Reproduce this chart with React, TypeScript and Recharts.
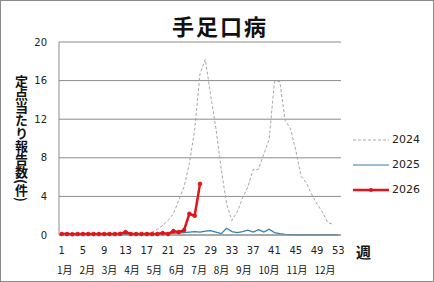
import React from "react";
import { LineChart, Line, XAxis, YAxis, CartesianGrid, Legend } from "recharts";

const weeks = Array.from({ length: 53 }, (_, i) => String(i + 1));

const y2024 = [
  0.2, 0.2, 0.15, 0.15, 0.1, 0.1, 0.1, 0.1, 0.1, 0.1, 0.1, 0.1, 0.1, 0.1, 0.1, 0.15, 0.2,
  0.3, 0.6, 1.0, 1.5, 2.2, 3.6, 5.0, 7.4, 10.9, 16.7, 18.2, 14.5, 11.0, 6.8, 3.2, 1.5,
  2.4, 3.8, 5.0, 6.8, 6.8, 8.4, 9.9, 15.9, 15.9, 11.9, 11.0, 8.8, 6.1, 5.4, 4.2, 3.2,
  2.4, 1.3, 1.1, null,
];

const y2025 = [
  0.1, 0.1, 0.1, 0.1, 0.1, 0.1, 0.1, 0.1, 0.1, 0.1, 0.1, 0.1, 0.1, 0.1, 0.1, 0.1, 0.1,
  0.1, 0.1, 0.1, 0.15, 0.2, 0.2, 0.25, 0.3, 0.35, 0.3, 0.4, 0.45, 0.3, 0.15, 0.7, 0.35,
  0.25, 0.35, 0.5, 0.3, 0.55, 0.3, 0.6, 0.25, 0.15, 0.08, 0.03, 0.02, 0.02, 0.02, 0.02, 0.02,
  0.02, 0.02, 0.02, 0.02,
];

const y2026 = [
  0.1, 0.1, 0.08, 0.1, 0.1, 0.1, 0.1, 0.1, 0.1, 0.1, 0.1, 0.12, 0.3, 0.1, 0.1, 0.1, 0.1,
  0.1, 0.1, 0.2, 0.1, 0.4, 0.3, 0.5, 2.2, 2.0, 5.3,
];

const months = ["1月", "2月", "3月", "4月", "5月", "6月", "7月", "8月", "9月", "10月", "11月", "12月"];
const yTicks = [0, 4, 8, 12, 16, 20];

const data = weeks.map((w, i) => ({
  week: w,
  "2024": y2024[i] ?? null,
  "2025": y2025[i] ?? null,
  "2026": i < y2026.length ? y2026[i] : null,
}));

const font = "'Noto Sans CJK JP', 'DejaVu Sans', sans-serif";

function LegendBox({ payload }: any) {
  return (
    <div style={{ fontFamily: "'DejaVu Sans', sans-serif", fontSize: 11, color: "#222" }}>
      {(payload || []).map((p: any) => (
        <div key={p.value} style={{ display: "flex", alignItems: "center", height: 25 }}>
          <svg width={36} height={10} style={{ marginRight: 3 }}>
            <line
              x1={0}
              y1={5}
              x2={36}
              y2={5}
              stroke={p.color}
              strokeWidth={p.payload.strokeWidth}
              strokeDasharray={p.payload.strokeDasharray}
            />
            {p.value === "2026" && <circle cx={18} cy={5} r={2} fill={p.color} />}
          </svg>
          <span>{p.value}</span>
        </div>
      ))}
    </div>
  );
}

export default function App() {
  return (
    <div
      style={{
        position: "absolute",
        left: 0,
        top: 0,
        width: 434,
        height: 282,
        boxSizing: "border-box",
        border: "1px solid #8a8a8a",
        background: "#fff",
        fontFamily: font,
      }}
    >
      <LineChart
        width={432}
        height={280}
        data={data}
        margin={{ top: 41, right: 92, bottom: 0, left: 8 }}
        style={{ position: "absolute", left: 0, top: 0 }}
      >
        <CartesianGrid vertical={false} stroke="#8c8c8c" />
        <XAxis
          dataKey="week"
          interval={3}
          tickLine={false}
          axisLine={{ stroke: "#8c8c8c" }}
          tickMargin={6}
          height={46}
          padding={{ left: 2.7, right: 2.7 }}
          tick={{ fontSize: 10, fill: "#222", fontFamily: "'DejaVu Sans', sans-serif" }}
        />
        <YAxis
          domain={[0, 20]}
          ticks={yTicks}
          width={50}
          tickLine={false}
          axisLine={{ stroke: "#8c8c8c" }}
          tickMargin={6}
          tick={{ fontSize: 10, fill: "#222", fontFamily: "'DejaVu Sans', sans-serif" }}
        />
        <Legend
          layout="horizontal"
          verticalAlign="middle"
          align="center"
          content={<LegendBox />}
          wrapperStyle={{ left: 352, top: 126, width: 80, height: 80 }}
        />
        <Line
          dataKey="2024"
          stroke="#a6a6a6"
          strokeWidth={1}
          strokeDasharray="3 2"
          dot={false}
          isAnimationActive={false}
        />
        <Line
          dataKey="2025"
          stroke="#2f80ad"
          strokeWidth={1.2}
          dot={false}
          isAnimationActive={false}
        />
        <Line
          dataKey="2026"
          stroke="#e0141b"
          strokeWidth={2.5}
          dot={{ r: 1.8, fill: "#e0141b", stroke: "#e0141b", strokeWidth: 1 }}
          isAnimationActive={false}
        />
      </LineChart>

      <div
        style={{
          position: "absolute",
          left: 0,
          width: 434,
          top: 10,
          textAlign: "center",
          fontSize: 22,
          fontWeight: "bold",
          letterSpacing: 2,
          lineHeight: "28px",
          color: "#111",
          paddingLeft: 2,
        }}
      >
        手足口病
      </div>

      <div
        style={{
          position: "absolute",
          left: 13,
          top: 74,
          writingMode: "vertical-rl",
          fontSize: 13,
          fontWeight: "bold",
          lineHeight: "14px",
          color: "#111",
        }}
      >
        定点当たり報告数(件)
      </div>

      <div
        style={{
          position: "absolute",
          left: 355,
          top: 241,
          fontSize: 15,
          fontWeight: "bold",
          lineHeight: "20px",
          color: "#111",
        }}
      >
        週
      </div>

      <div
        style={{
          position: "absolute",
          left: 56,
          top: 262,
          fontSize: 10,
          lineHeight: "14px",
          wordSpacing: 4.6,
          whiteSpace: "nowrap",
          color: "#111",
        }}
      >
        {months.join(" ")}
      </div>
    </div>
  );
}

=-=-=-=-=

== SHORT PROBLEM ==
From the first line above to the line containing "const yTicks = [0, 4, 8, 12, 16, 20];", repeat each line exactly. Pictures stay out.

== ANSWER TO THIS TASK ==
Reproduce this chart with React, TypeScript and Recharts.
import React from "react";
import { LineChart, Line, XAxis, YAxis, CartesianGrid, Legend } from "recharts";

const weeks = Array.from({ length: 53 }, (_, i) => String(i + 1));

const y2024 = [
  0.2, 0.2, 0.15, 0.15, 0.1, 0.1, 0.1, 0.1, 0.1, 0.1, 0.1, 0.1, 0.1, 0.1, 0.1, 0.15, 0.2,
  0.3, 0.6, 1.0, 1.5, 2.2, 3.6, 5.0, 7.4, 10.9, 16.7, 18.2, 14.5, 11.0, 6.8, 3.2, 1.5,
  2.4, 3.8, 5.0, 6.8, 6.8, 8.4, 9.9, 15.9, 15.9, 11.9, 11.0, 8.8, 6.1, 5.4, 4.2, 3.2,
  2.4, 1.3, 1.1, null,
];

const y2025 = [
  0.1, 0.1, 0.1, 0.1, 0.1, 0.1, 0.1, 0.1, 0.1, 0.1, 0.1, 0.1, 0.1, 0.1, 0.1, 0.1, 0.1,
  0.1, 0.1, 0.1, 0.15, 0.2, 0.2, 0.25, 0.3, 0.35, 0.3, 0.4, 0.45, 0.3, 0.15, 0.7, 0.35,
  0.25, 0.35, 0.5, 0.3, 0.55, 0.3, 0.6, 0.25, 0.15, 0.08, 0.03, 0.02, 0.02, 0.02, 0.02, 0.02,
  0.02, 0.02, 0.02, 0.02,
];

const y2026 = [
  0.1, 0.1, 0.08, 0.1, 0.1, 0.1, 0.1, 0.1, 0.1, 0.1, 0.1, 0.12, 0.3, 0.1, 0.1, 0.1, 0.1,
  0.1, 0.1, 0.2, 0.1, 0.4, 0.3, 0.5, 2.2, 2.0, 5.3,
];

const months = ["1月", "2月", "3月", "4月", "5月", "6月", "7月", "8月", "9月", "10月", "11月", "12月"];
const yTicks = [0, 4, 8, 12, 16, 20];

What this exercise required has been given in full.